Goal of the exercise: Output the material word for word. Leave each picture out.

Source material:
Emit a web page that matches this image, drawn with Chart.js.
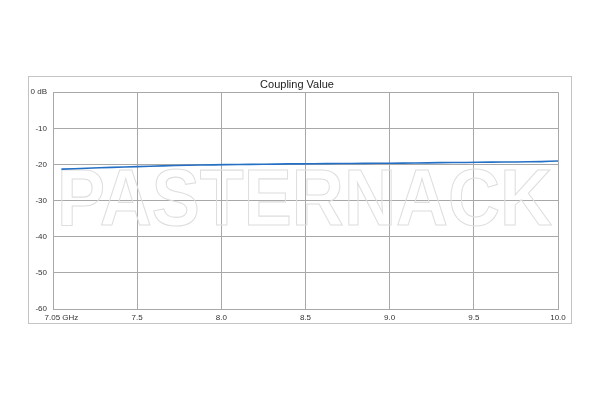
<!DOCTYPE html>
<html>
<head>
<meta charset="utf-8">
<script src="https://cdn.jsdelivr.net/npm/chart.js@4"></script>
<style>
  html, body { margin: 0; padding: 0; background: #fff; }
  #wrap { width: 600px; height: 400px; }
</style>
</head>
<body>
<div id="wrap"><canvas id="chart" width="600" height="400"></canvas></div>
<script>
// ── Data ────────────────────────────────────────────────
const freqs   = [7.05, 7.2, 7.35, 7.5, 7.65, 7.8, 7.95, 8.1, 8.25, 8.4, 8.55,
                 8.7, 8.85, 9.0, 9.15, 9.3, 9.45, 9.6, 9.75, 9.9, 10.0];
const coupling = [-21.3, -21.05, -20.8, -20.6, -20.4, -20.2, -20.1, -20.0, -19.95, -19.85, -19.8,
                  -19.75, -19.7, -19.65, -19.6, -19.5, -19.45, -19.35, -19.3, -19.2, -19.05];
const xTicks  = [7.05, 7.5, 8.0, 8.5, 9.0, 9.5, 10.0];
const yTicks  = [0, -10, -20, -30, -40, -50, -60];

const GRID = "#a8a8a8";
const TICK_FONT = { family: "Liberation Sans", size: 8 };

// outer frame + watermark
const framePlugin = {
    id: "frame",
    beforeDraw(chart) {
        const c = chart.ctx;
        c.save();
        c.strokeStyle = "#c4c4c4";
        c.lineWidth = 1;
        c.strokeRect(28.5, 76.5, 543, 247);
        c.restore();
    },
    beforeDatasetsDraw(chart) {
        const c = chart.ctx;
        c.save();
        c.font = "bold 80px 'Liberation Sans'";
        const w = c.measureText("PASTERNACK").width;
        c.translate(57, 225);
        c.scale(495 / w, 1);
        c.strokeStyle = "#dedede";
        c.lineWidth = 1.1;
        c.strokeText("PASTERNACK", 0, 0);
        c.restore();
    }
};

new Chart(document.getElementById("chart"), {
    type: "line",
    data: {
        datasets: [{
            label: "Coupling",
            data: freqs.map((f, i) => ({ x: f, y: coupling[i] })),
            borderColor: "#2570c4",
            borderWidth: 1.6,
            pointRadius: 0,
            tension: 0.2,
            fill: false,
        }],
    },
    options: {
        responsive: false,
        animation: false,
        layout: { padding: { top: 78, right: 6, bottom: 0, left: 0 } },
        plugins: {
            legend: { display: false },
            tooltip: { enabled: false },
            title: {
                display: true,
                text: "Coupling Value",
                color: "#222",
                font: { family: "Liberation Sans", size: 11, weight: "normal" },
                padding: { top: 0, bottom: 1 },
            },
        },
        scales: {
            x: {
                type: "linear",
                min: 7.0,
                max: 10.0,
                afterBuildTicks: s => { s.ticks = xTicks.map(v => ({ value: v })); },
                afterFit: s => { s.height = 91; },
                grid: {
                    color: ctx => (ctx.tick && ctx.tick.value === 7.05) ? "rgba(0,0,0,0)" : GRID,
                    drawTicks: false,
                },
                border: { color: GRID },
                ticks: {
                    autoSkip: false,
                    maxRotation: 0,
                    padding: 4,
                    color: "#333",
                    font: TICK_FONT,
                    callback: (v, i) => i === 0 ? "7.05 GHz" : Number(v).toFixed(1),
                },
            },
            y: {
                min: -60,
                max: 0,
                afterBuildTicks: s => { s.ticks = yTicks.map(v => ({ value: v })); },
                afterFit: s => { s.width = 53; },
                grid: { color: GRID, drawTicks: false },
                border: { color: GRID },
                ticks: {
                    padding: 6,
                    color: "#333",
                    font: TICK_FONT,
                    callback: v => v === 0 ? "0 dB" : String(v),
                },
            },
            // empty right-hand axis only to balance the frame so the title centres like the original
            yPad: {
                position: "right",
                min: -60,
                max: 0,
                afterFit: s => { s.width = 36; },
                grid: { display: false },
                border: { display: false },
                ticks: { display: false },
            },
        },
    },
    plugins: [framePlugin],
});
</script>
</body>
</html>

Final answer:
Emit a web page that matches this image, drawn with Chart.js.
<!DOCTYPE html>
<html>
<head>
<meta charset="utf-8">
<script src="https://cdn.jsdelivr.net/npm/chart.js@4"></script>
<style>
  html, body { margin: 0; padding: 0; background: #fff; }
  #wrap { width: 600px; height: 400px; }
</style>
</head>
<body>
<div id="wrap"><canvas id="chart" width="600" height="400"></canvas></div>
<script>
// ── Data ────────────────────────────────────────────────
const freqs   = [7.05, 7.2, 7.35, 7.5, 7.65, 7.8, 7.95, 8.1, 8.25, 8.4, 8.55,
                 8.7, 8.85, 9.0, 9.15, 9.3, 9.45, 9.6, 9.75, 9.9, 10.0];
const coupling = [-21.3, -21.05, -20.8, -20.6, -20.4, -20.2, -20.1, -20.0, -19.95, -19.85, -19.8,
                  -19.75, -19.7, -19.65, -19.6, -19.5, -19.45, -19.35, -19.3, -19.2, -19.05];
const xTicks  = [7.05, 7.5, 8.0, 8.5, 9.0, 9.5, 10.0];
const yTicks  = [0, -10, -20, -30, -40, -50, -60];

const GRID = "#a8a8a8";
const TICK_FONT = { family: "Liberation Sans", size: 8 };

// outer frame + watermark
const framePlugin = {
    id: "frame",
    beforeDraw(chart) {
        const c = chart.ctx;
        c.save();
        c.strokeStyle = "#c4c4c4";
        c.lineWidth = 1;
        c.strokeRect(28.5, 76.5, 543, 247);
        c.restore();
    },
    beforeDatasetsDraw(chart) {
        const c = chart.ctx;
        c.save();
        c.font = "bold 80px 'Liberation Sans'";
        const w = c.measureText("PASTERNACK").width;
        c.translate(57, 225);
        c.scale(495 / w, 1);
        c.strokeStyle = "#dedede";
        c.lineWidth = 1.1;
        c.strokeText("PASTERNACK", 0, 0);
        c.restore();
    }
};

new Chart(document.getElementById("chart"), {
    type: "line",
    data: {
        datasets: [{
            label: "Coupling",
            data: freqs.map((f, i) => ({ x: f, y: coupling[i] })),
            borderColor: "#2570c4",
            borderWidth: 1.6,
            pointRadius: 0,
            tension: 0.2,
            fill: false,
        }],
    },
    options: {
        responsive: false,
        animation: false,
        layout: { padding: { top: 78, right: 6, bottom: 0, left: 0 } },
        plugins: {
            legend: { display: false },
            tooltip: { enabled: false },
            title: {
                display: true,
                text: "Coupling Value",
                color: "#222",
                font: { family: "Liberation Sans", size: 11, weight: "normal" },
                padding: { top: 0, bottom: 1 },
            },
        },
        scales: {
            x: {
                type: "linear",
                min: 7.0,
                max: 10.0,
                afterBuildTicks: s => { s.ticks = xTicks.map(v => ({ value: v })); },
                afterFit: s => { s.height = 91; },
                grid: {
                    color: ctx => (ctx.tick && ctx.tick.value === 7.05) ? "rgba(0,0,0,0)" : GRID,
                    drawTicks: false,
                },
                border: { color: GRID },
                ticks: {
                    autoSkip: false,
                    maxRotation: 0,
                    padding: 4,
                    color: "#333",
                    font: TICK_FONT,
                    callback: (v, i) => i === 0 ? "7.05 GHz" : Number(v).toFixed(1),
                },
            },
            y: {
                min: -60,
                max: 0,
                afterBuildTicks: s => { s.ticks = yTicks.map(v => ({ value: v })); },
                afterFit: s => { s.width = 53; },
                grid: { color: GRID, drawTicks: false },
                border: { color: GRID },
                ticks: {
                    padding: 6,
                    color: "#333",
                    font: TICK_FONT,
                    callback: v => v === 0 ? "0 dB" : String(v),
                },
            },
            // empty right-hand axis only to balance the frame so the title centres like the original
            yPad: {
                position: "right",
                min: -60,
                max: 0,
                afterFit: s => { s.width = 36; },
                grid: { display: false },
                border: { display: false },
                ticks: { display: false },
            },
        },
    },
    plugins: [framePlugin],
});
</script>
</body>
</html>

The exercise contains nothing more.